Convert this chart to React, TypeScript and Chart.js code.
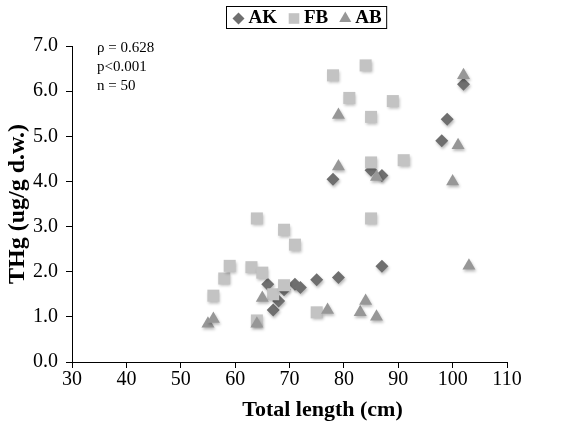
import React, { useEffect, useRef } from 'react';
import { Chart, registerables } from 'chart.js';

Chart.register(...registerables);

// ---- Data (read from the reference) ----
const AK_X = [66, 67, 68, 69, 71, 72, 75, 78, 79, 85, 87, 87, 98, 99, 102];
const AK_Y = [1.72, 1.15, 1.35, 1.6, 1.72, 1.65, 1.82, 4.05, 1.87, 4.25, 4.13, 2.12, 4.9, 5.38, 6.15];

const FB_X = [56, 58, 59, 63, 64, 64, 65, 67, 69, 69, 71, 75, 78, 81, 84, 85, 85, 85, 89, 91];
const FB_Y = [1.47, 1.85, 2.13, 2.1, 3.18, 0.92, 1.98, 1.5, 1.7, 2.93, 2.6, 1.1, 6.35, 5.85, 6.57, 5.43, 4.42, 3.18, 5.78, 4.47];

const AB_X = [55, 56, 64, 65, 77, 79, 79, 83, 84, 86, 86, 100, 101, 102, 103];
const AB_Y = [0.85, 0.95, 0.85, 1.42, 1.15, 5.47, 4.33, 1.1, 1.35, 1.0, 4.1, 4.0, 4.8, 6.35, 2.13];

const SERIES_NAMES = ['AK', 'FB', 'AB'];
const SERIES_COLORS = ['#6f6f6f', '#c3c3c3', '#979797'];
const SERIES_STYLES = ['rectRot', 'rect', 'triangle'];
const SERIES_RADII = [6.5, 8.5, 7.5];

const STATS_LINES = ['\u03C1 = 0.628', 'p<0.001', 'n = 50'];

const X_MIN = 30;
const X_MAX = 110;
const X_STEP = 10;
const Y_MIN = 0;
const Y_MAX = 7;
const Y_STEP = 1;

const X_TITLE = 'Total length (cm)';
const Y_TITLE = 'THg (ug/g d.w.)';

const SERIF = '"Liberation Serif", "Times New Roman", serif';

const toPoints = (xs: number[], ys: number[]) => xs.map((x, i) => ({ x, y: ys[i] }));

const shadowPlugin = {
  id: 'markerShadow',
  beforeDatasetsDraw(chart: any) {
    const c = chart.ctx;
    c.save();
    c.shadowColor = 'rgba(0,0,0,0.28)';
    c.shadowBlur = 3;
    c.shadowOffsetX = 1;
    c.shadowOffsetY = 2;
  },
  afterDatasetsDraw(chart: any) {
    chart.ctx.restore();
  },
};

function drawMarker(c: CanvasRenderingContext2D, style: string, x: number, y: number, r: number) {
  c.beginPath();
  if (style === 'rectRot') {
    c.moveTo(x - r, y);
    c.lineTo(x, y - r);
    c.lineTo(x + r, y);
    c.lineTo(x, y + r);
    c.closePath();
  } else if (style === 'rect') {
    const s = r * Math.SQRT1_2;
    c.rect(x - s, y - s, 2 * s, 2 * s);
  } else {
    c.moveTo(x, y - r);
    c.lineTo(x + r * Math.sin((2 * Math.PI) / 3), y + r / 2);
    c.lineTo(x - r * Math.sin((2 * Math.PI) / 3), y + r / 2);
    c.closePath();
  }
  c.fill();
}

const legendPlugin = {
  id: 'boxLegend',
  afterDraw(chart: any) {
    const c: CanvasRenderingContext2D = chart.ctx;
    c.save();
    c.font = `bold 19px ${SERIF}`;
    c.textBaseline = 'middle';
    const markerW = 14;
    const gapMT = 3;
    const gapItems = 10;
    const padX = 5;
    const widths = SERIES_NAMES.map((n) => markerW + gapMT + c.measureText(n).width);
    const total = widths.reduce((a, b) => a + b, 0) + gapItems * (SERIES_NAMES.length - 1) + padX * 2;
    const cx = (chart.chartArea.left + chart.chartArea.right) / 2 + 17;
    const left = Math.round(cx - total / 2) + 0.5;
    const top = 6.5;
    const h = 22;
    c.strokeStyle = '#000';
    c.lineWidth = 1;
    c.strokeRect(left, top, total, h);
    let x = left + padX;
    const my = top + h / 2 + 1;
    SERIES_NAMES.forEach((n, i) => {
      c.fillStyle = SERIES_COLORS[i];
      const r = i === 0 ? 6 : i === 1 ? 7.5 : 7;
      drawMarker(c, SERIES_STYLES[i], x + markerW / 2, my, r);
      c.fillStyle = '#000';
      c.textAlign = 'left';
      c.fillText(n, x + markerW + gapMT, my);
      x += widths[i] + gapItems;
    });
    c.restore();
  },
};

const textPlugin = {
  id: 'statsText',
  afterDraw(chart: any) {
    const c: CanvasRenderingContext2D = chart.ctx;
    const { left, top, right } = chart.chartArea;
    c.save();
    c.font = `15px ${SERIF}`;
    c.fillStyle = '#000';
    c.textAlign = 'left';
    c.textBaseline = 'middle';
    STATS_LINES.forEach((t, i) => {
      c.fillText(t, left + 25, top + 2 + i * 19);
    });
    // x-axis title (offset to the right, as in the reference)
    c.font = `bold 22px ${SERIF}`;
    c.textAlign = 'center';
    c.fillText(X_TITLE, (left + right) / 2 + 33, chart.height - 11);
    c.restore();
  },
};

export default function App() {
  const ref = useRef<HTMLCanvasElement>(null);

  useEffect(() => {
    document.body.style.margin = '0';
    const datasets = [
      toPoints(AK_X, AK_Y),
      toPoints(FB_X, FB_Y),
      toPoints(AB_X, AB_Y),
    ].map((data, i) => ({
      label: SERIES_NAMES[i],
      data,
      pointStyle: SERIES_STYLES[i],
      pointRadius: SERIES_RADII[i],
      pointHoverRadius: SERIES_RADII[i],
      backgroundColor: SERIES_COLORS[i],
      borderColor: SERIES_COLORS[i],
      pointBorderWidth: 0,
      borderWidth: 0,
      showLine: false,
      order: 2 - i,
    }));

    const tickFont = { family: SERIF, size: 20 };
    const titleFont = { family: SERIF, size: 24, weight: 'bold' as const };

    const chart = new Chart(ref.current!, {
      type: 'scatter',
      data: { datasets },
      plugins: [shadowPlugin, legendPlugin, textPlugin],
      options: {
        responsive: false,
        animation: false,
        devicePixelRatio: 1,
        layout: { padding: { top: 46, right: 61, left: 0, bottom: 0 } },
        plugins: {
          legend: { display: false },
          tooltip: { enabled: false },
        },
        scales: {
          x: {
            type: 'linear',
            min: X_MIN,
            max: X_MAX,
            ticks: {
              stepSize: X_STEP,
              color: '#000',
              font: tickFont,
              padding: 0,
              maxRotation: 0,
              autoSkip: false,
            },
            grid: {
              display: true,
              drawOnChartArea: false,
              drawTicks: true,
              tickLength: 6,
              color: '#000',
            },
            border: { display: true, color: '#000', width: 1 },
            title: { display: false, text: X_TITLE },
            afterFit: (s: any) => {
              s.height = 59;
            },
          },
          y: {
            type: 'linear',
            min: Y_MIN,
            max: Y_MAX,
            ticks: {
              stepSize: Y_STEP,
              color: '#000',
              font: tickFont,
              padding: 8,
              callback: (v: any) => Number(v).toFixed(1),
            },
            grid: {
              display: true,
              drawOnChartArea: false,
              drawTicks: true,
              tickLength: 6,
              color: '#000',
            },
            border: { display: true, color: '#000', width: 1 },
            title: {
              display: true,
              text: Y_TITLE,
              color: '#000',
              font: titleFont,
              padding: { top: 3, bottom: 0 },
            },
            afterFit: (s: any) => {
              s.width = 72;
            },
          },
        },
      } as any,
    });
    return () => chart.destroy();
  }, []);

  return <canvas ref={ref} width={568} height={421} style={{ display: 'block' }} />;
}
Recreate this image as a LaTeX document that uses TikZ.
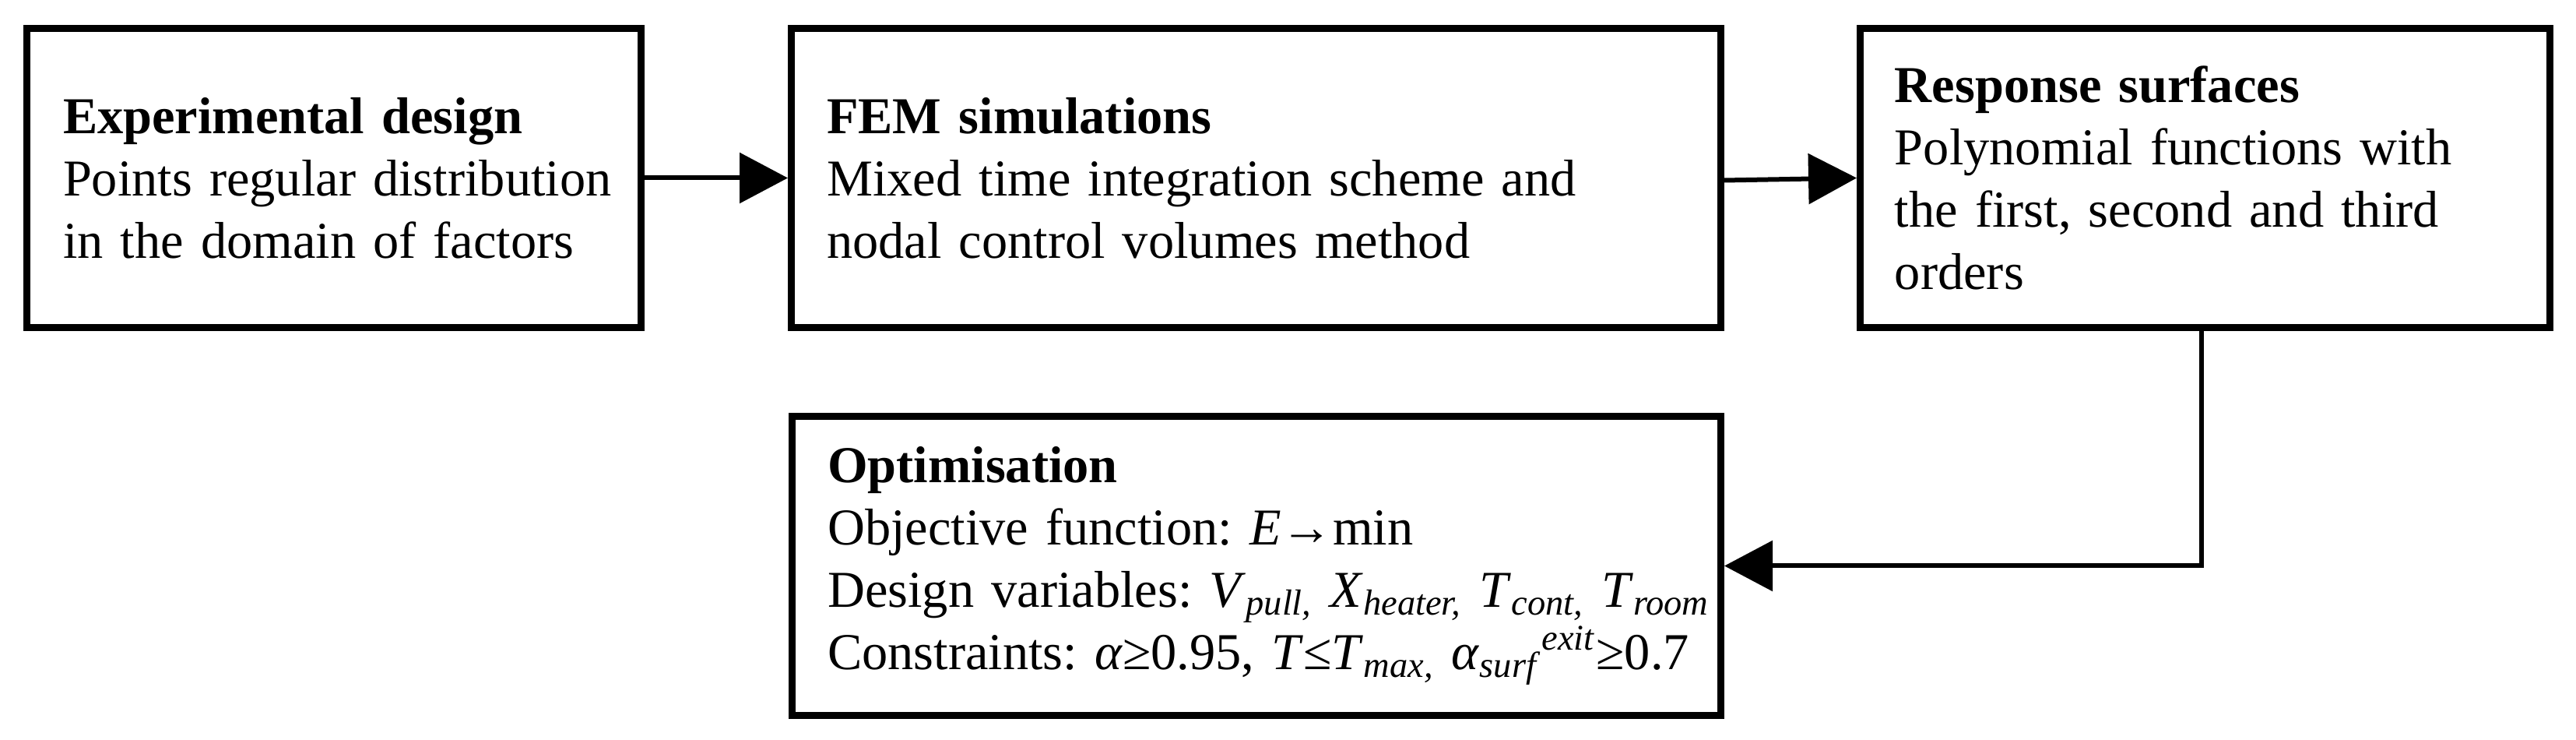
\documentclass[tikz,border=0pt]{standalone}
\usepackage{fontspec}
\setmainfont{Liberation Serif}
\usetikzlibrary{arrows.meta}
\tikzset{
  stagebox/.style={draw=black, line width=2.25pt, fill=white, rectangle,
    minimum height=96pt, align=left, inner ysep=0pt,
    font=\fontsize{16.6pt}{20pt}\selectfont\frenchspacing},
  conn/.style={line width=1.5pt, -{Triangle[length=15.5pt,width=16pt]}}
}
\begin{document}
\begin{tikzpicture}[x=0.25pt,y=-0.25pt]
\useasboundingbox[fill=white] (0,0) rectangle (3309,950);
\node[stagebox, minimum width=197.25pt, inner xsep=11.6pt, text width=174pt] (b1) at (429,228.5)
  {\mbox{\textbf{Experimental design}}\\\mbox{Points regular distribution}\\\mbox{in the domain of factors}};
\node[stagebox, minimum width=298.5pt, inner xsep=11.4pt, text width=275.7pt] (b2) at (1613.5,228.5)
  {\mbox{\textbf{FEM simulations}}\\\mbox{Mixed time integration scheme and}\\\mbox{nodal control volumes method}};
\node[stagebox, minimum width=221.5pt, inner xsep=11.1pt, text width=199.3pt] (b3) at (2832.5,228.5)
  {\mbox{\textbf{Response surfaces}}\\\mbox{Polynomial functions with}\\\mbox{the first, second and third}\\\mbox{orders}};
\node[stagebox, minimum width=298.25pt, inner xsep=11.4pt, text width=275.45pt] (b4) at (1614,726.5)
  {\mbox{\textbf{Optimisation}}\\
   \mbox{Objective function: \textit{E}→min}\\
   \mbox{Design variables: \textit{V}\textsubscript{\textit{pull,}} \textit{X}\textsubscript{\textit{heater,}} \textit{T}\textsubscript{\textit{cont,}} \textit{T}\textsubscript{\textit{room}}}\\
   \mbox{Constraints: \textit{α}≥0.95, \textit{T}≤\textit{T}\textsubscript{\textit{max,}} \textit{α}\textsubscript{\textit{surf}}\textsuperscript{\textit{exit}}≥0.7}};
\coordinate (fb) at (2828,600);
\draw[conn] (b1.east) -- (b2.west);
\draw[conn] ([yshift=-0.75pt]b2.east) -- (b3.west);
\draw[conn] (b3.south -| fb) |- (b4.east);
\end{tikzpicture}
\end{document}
········
▶ [WORK REQUIRED] Repeat, exactly and in full, each line from the start of the data to the line that contains "const STATS_LINES = ['\u03C1". Pictures do not go in.

▶ [RESULT OF THE EXERCISE]
Convert this chart to React, TypeScript and Chart.js code.
import React, { useEffect, useRef } from 'react';
import { Chart, registerables } from 'chart.js';

Chart.register(...registerables);

// ---- Data (read from the reference) ----
const AK_X = [66, 67, 68, 69, 71, 72, 75, 78, 79, 85, 87, 87, 98, 99, 102];
const AK_Y = [1.72, 1.15, 1.35, 1.6, 1.72, 1.65, 1.82, 4.05, 1.87, 4.25, 4.13, 2.12, 4.9, 5.38, 6.15];

const FB_X = [56, 58, 59, 63, 64, 64, 65, 67, 69, 69, 71, 75, 78, 81, 84, 85, 85, 85, 89, 91];
const FB_Y = [1.47, 1.85, 2.13, 2.1, 3.18, 0.92, 1.98, 1.5, 1.7, 2.93, 2.6, 1.1, 6.35, 5.85, 6.57, 5.43, 4.42, 3.18, 5.78, 4.47];

const AB_X = [55, 56, 64, 65, 77, 79, 79, 83, 84, 86, 86, 100, 101, 102, 103];
const AB_Y = [0.85, 0.95, 0.85, 1.42, 1.15, 5.47, 4.33, 1.1, 1.35, 1.0, 4.1, 4.0, 4.8, 6.35, 2.13];

const SERIES_NAMES = ['AK', 'FB', 'AB'];
const SERIES_COLORS = ['#6f6f6f', '#c3c3c3', '#979797'];
const SERIES_STYLES = ['rectRot', 'rect', 'triangle'];
const SERIES_RADII = [6.5, 8.5, 7.5];

const STATS_LINES = ['\u03C1 = 0.628', 'p<0.001', 'n = 50'];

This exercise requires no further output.